Halkın 'her şeyi güzel görmek istediği', gerçekse, saygı duymak gerek : Yıllardır, gerek hayatta gerek medyada, o kadar kötü şeylere hedef oldular ki, zahiren de olsa biraz güzellik aramaları anlaşılabilir bir şey. Bu isteklerini de, 'sabah kalkmış rolündeki oyuncu bile suare makyajında görünsün istiyorlar' diye yorumlamak nasıl mümkün olur ?

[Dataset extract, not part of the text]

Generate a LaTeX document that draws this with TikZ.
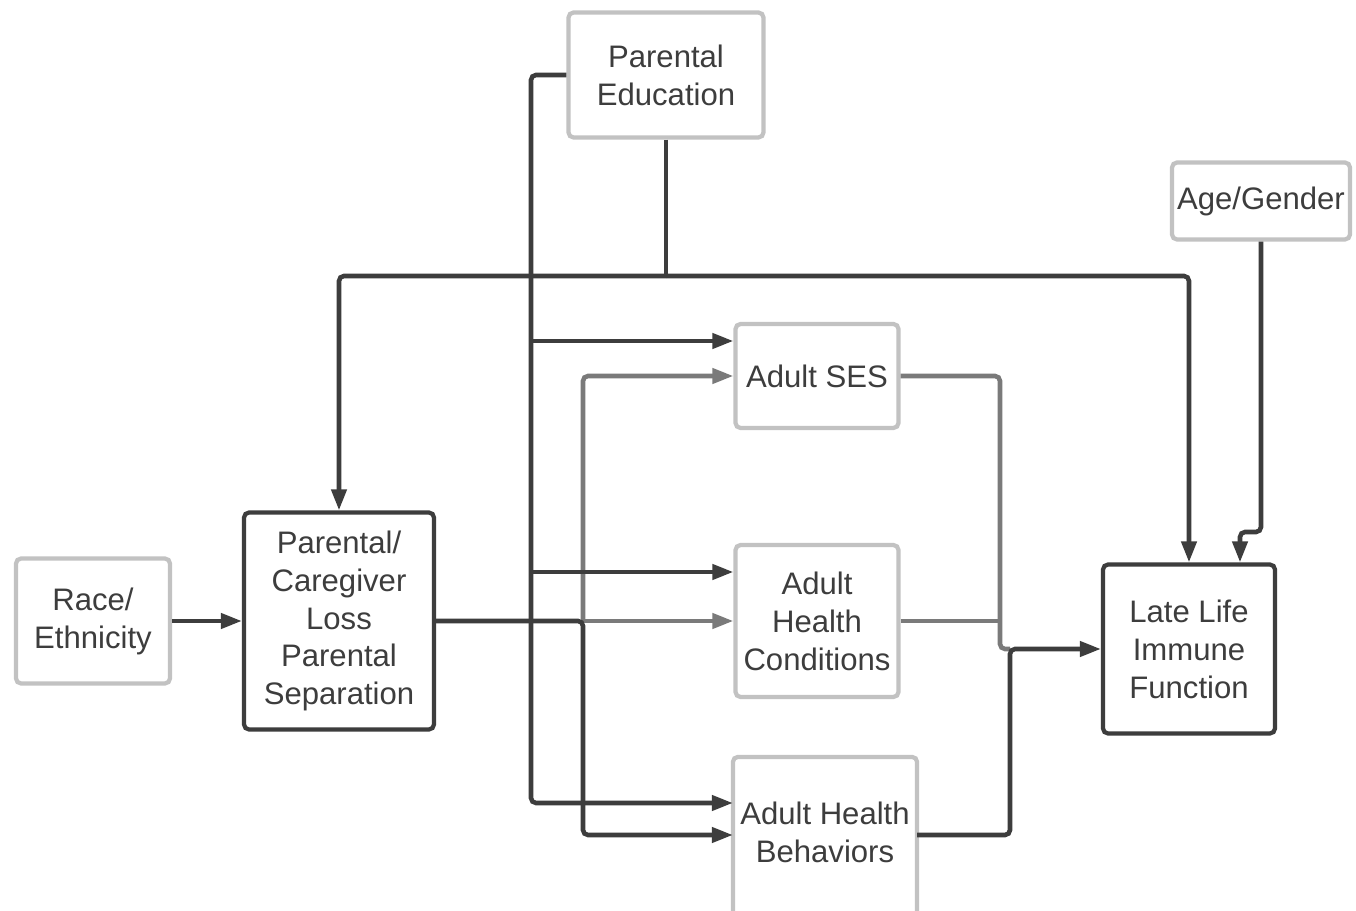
\documentclass[tikz,border=0pt]{standalone}
\usepackage{fontspec}
\setmainfont{Liberation Sans}
\usetikzlibrary{arrows.meta}
\definecolor{dark}{HTML}{3D3D3D}
\definecolor{mid}{HTML}{7A7A7A}
\definecolor{soft}{HTML}{C2C2C2}

\begin{document}
\begin{tikzpicture}[x=0.02cm, y=-0.02cm,
  every node/.style={align=center, text=dark, inner sep=0pt, rounded corners=0.1cm, line width=2.4pt,
    font=\fontsize{17.7pt}{21.6pt}\selectfont},
  softbox/.style={draw=soft},
  darkbox/.style={draw=dark},
  dk/.style={draw=dark, line width=2.6pt, rounded corners=0.1cm, -{Triangle[length=12pt,width=8.5pt]}},
  dkline/.style={draw=dark, line width=2.6pt, rounded corners=0.1cm},
  gy/.style={draw=mid, line width=2.6pt, rounded corners=0.1cm, -{Triangle[length=12pt,width=8.5pt]}},
  gyline/.style={draw=mid, line width=2.6pt, rounded corners=0.1cm}]
\useasboundingbox[fill=white] (0,0) rectangle (1356,911);

\node[softbox, minimum width=3.9cm, minimum height=2.5cm] (pedu) at (666,75) {Parental\\Education};
\node[softbox, minimum width=3.56cm, minimum height=1.54cm] (agegen) at (1261,201) {Age/Gender};
\node[softbox, minimum width=3.26cm, minimum height=2.08cm] (ses) at (817,376) {Adult SES};
\node[softbox, minimum width=3.08cm, minimum height=2.5cm] (race) at (93,621) {Race/\\Ethnicity};
\node[darkbox, minimum width=3.8cm, minimum height=4.34cm] (loss) at (339,621) {Parental/\\Caregiver\\Loss\\Parental\\Separation};
\node[softbox, minimum width=3.26cm, minimum height=3.04cm] (cond) at (817,621) {Adult\\Health\\Conditions};
\node[darkbox, minimum width=3.44cm, minimum height=3.38cm] (immune) at (1189,649) {Late Life\\Immune\\Function};
\node[minimum width=3.6cm, minimum height=2.92cm] (behav) at (825,832) {Adult Health\\Behaviors};
\draw[draw=soft, line width=2.4pt, rounded corners=0.1cm] ([yshift=-2cm]behav.south west) |- (behav.north east) -- ([yshift=-2cm]behav.south east);

\coordinate (split) at (666,276);
\coordinate (fork) at (583,621);
\coordinate (join) at (1010,649);
\coordinate (tses) at (531,341);
\coordinate (tcond) at (531,572);

\draw[gy] (fork) |- (ses.west);
\draw[gy] (fork) -- (cond.west);
\draw[gyline] (ses.east) -| (1000,649) -- (join);
\draw[gyline] (cond.east) -- (1000,621);

\draw[dk] (pedu.west) -| (531,803) -- (behav.west |- 0,803);
\draw[dk] (tses) -- (ses.west |- tses);
\draw[dk] (tcond) -- (cond.west |- tcond);
\draw[dkline] (pedu.south) -- (split);
\draw[dk] (split) -| (loss.north);
\draw[dk] (split) -| (immune.north);
\draw[dk] (agegen.south) -- (1261,532) -| (immune.north -| 1240,0);
\draw[dk] (race.east) -- (loss.west);
\draw[dk] (loss.east) -- (fork) |- (behav.west |- 0,835);
\draw[dk] (behav.east |- 0,835) -| (join) -- (immune.west);
\end{tikzpicture}
\end{document}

Benim her zaman inandığım şey, ekonomimiz yeterince uzun süre iyiye gider ve kuruluşlar sürdürülebilir bir reel gelir artışı elde ederse, reklamda ve iş hayatında alabilecekleri yaratıcı riskler artabilir. Aile şirketlerindeki yeni nesil yöneticiler veya yönetimin profesyonellere geçmesi de buna bir başka katkı sağlayacaktır.

Önemli bir eksik, burada ve her yerde yazıp duruyoruz, reklamcılığa düzgün eğitim görmüş yeni insan gücünün getireceği boyut ve soluk... Ona da, sizin konuştuğunuz türden ‘büyük’ ajans sahiplerinin ne kadar katkıda bulunduğu tartışma götürür.

Haluk Mesci

Selçuk Aydemir sormuş : "Çırpındıkça batacak mıyım ?"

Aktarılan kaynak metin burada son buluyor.